§ Listing
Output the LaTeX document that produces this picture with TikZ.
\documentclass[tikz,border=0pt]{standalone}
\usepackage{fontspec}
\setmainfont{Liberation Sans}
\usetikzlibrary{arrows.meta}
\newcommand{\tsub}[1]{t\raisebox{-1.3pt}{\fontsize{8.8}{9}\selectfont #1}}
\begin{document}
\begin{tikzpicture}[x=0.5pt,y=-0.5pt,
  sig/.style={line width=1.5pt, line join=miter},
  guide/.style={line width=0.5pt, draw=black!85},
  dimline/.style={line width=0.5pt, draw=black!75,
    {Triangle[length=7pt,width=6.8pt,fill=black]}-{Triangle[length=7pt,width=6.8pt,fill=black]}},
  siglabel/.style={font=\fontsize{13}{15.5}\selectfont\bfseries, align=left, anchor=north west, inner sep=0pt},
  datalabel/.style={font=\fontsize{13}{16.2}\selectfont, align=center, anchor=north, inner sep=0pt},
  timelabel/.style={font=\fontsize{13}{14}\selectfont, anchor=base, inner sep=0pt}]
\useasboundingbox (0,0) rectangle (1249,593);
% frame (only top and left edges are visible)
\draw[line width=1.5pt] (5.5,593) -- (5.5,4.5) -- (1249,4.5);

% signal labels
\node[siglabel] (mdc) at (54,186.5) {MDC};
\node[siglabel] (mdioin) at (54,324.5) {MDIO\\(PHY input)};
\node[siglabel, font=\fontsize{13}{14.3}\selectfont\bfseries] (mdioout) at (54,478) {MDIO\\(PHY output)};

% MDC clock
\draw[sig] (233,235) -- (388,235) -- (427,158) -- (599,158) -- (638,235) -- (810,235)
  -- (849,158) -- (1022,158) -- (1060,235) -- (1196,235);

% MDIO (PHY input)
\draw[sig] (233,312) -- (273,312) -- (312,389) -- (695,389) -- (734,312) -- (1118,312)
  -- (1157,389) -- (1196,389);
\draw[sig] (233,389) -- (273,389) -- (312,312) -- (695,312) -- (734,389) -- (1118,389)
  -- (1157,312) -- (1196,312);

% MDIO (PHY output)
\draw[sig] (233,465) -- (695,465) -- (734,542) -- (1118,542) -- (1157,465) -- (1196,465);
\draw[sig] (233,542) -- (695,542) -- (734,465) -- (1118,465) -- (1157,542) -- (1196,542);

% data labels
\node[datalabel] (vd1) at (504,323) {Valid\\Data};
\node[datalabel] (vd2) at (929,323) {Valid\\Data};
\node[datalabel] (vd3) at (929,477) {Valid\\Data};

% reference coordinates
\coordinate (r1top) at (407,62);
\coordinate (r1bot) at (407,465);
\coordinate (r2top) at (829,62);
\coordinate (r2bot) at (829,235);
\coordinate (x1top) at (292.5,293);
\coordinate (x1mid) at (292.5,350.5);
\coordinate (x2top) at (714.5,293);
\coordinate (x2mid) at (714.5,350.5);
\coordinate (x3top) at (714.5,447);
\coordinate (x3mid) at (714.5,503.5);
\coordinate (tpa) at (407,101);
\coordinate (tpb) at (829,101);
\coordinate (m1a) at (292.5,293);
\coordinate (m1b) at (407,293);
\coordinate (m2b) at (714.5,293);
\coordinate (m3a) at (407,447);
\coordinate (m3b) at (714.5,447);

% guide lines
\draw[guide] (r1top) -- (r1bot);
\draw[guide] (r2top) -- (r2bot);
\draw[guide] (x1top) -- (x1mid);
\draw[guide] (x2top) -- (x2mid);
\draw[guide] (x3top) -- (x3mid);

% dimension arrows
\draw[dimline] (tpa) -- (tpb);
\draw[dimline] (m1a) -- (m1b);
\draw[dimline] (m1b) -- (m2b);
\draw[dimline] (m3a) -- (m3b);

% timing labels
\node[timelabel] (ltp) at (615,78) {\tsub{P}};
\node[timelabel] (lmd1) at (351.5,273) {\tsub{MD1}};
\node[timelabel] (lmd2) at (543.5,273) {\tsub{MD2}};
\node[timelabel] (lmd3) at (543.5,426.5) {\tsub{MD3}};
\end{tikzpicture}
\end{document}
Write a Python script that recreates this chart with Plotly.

§ Job
Return all of the entries exactly as written.

§ Final answer
Output the LaTeX document that produces this picture with TikZ.
\documentclass[tikz,border=0pt]{standalone}
\usepackage{fontspec}
\setmainfont{Liberation Sans}
\usetikzlibrary{arrows.meta}
\newcommand{\tsub}[1]{t\raisebox{-1.3pt}{\fontsize{8.8}{9}\selectfont #1}}
\begin{document}
\begin{tikzpicture}[x=0.5pt,y=-0.5pt,
  sig/.style={line width=1.5pt, line join=miter},
  guide/.style={line width=0.5pt, draw=black!85},
  dimline/.style={line width=0.5pt, draw=black!75,
    {Triangle[length=7pt,width=6.8pt,fill=black]}-{Triangle[length=7pt,width=6.8pt,fill=black]}},
  siglabel/.style={font=\fontsize{13}{15.5}\selectfont\bfseries, align=left, anchor=north west, inner sep=0pt},
  datalabel/.style={font=\fontsize{13}{16.2}\selectfont, align=center, anchor=north, inner sep=0pt},
  timelabel/.style={font=\fontsize{13}{14}\selectfont, anchor=base, inner sep=0pt}]
\useasboundingbox (0,0) rectangle (1249,593);
% frame (only top and left edges are visible)
\draw[line width=1.5pt] (5.5,593) -- (5.5,4.5) -- (1249,4.5);

% signal labels
\node[siglabel] (mdc) at (54,186.5) {MDC};
\node[siglabel] (mdioin) at (54,324.5) {MDIO\\(PHY input)};
\node[siglabel, font=\fontsize{13}{14.3}\selectfont\bfseries] (mdioout) at (54,478) {MDIO\\(PHY output)};

% MDC clock
\draw[sig] (233,235) -- (388,235) -- (427,158) -- (599,158) -- (638,235) -- (810,235)
  -- (849,158) -- (1022,158) -- (1060,235) -- (1196,235);

% MDIO (PHY input)
\draw[sig] (233,312) -- (273,312) -- (312,389) -- (695,389) -- (734,312) -- (1118,312)
  -- (1157,389) -- (1196,389);
\draw[sig] (233,389) -- (273,389) -- (312,312) -- (695,312) -- (734,389) -- (1118,389)
  -- (1157,312) -- (1196,312);

% MDIO (PHY output)
\draw[sig] (233,465) -- (695,465) -- (734,542) -- (1118,542) -- (1157,465) -- (1196,465);
\draw[sig] (233,542) -- (695,542) -- (734,465) -- (1118,465) -- (1157,542) -- (1196,542);

% data labels
\node[datalabel] (vd1) at (504,323) {Valid\\Data};
\node[datalabel] (vd2) at (929,323) {Valid\\Data};
\node[datalabel] (vd3) at (929,477) {Valid\\Data};

% reference coordinates
\coordinate (r1top) at (407,62);
\coordinate (r1bot) at (407,465);
\coordinate (r2top) at (829,62);
\coordinate (r2bot) at (829,235);
\coordinate (x1top) at (292.5,293);
\coordinate (x1mid) at (292.5,350.5);
\coordinate (x2top) at (714.5,293);
\coordinate (x2mid) at (714.5,350.5);
\coordinate (x3top) at (714.5,447);
\coordinate (x3mid) at (714.5,503.5);
\coordinate (tpa) at (407,101);
\coordinate (tpb) at (829,101);
\coordinate (m1a) at (292.5,293);
\coordinate (m1b) at (407,293);
\coordinate (m2b) at (714.5,293);
\coordinate (m3a) at (407,447);
\coordinate (m3b) at (714.5,447);

% guide lines
\draw[guide] (r1top) -- (r1bot);
\draw[guide] (r2top) -- (r2bot);
\draw[guide] (x1top) -- (x1mid);
\draw[guide] (x2top) -- (x2mid);
\draw[guide] (x3top) -- (x3mid);

% dimension arrows
\draw[dimline] (tpa) -- (tpb);
\draw[dimline] (m1a) -- (m1b);
\draw[dimline] (m1b) -- (m2b);
\draw[dimline] (m3a) -- (m3b);

% timing labels
\node[timelabel] (ltp) at (615,78) {\tsub{P}};
\node[timelabel] (lmd1) at (351.5,273) {\tsub{MD1}};
\node[timelabel] (lmd2) at (543.5,273) {\tsub{MD2}};
\node[timelabel] (lmd3) at (543.5,426.5) {\tsub{MD3}};
\end{tikzpicture}
\end{document}
Write a Python script that recreates this chart with Plotly.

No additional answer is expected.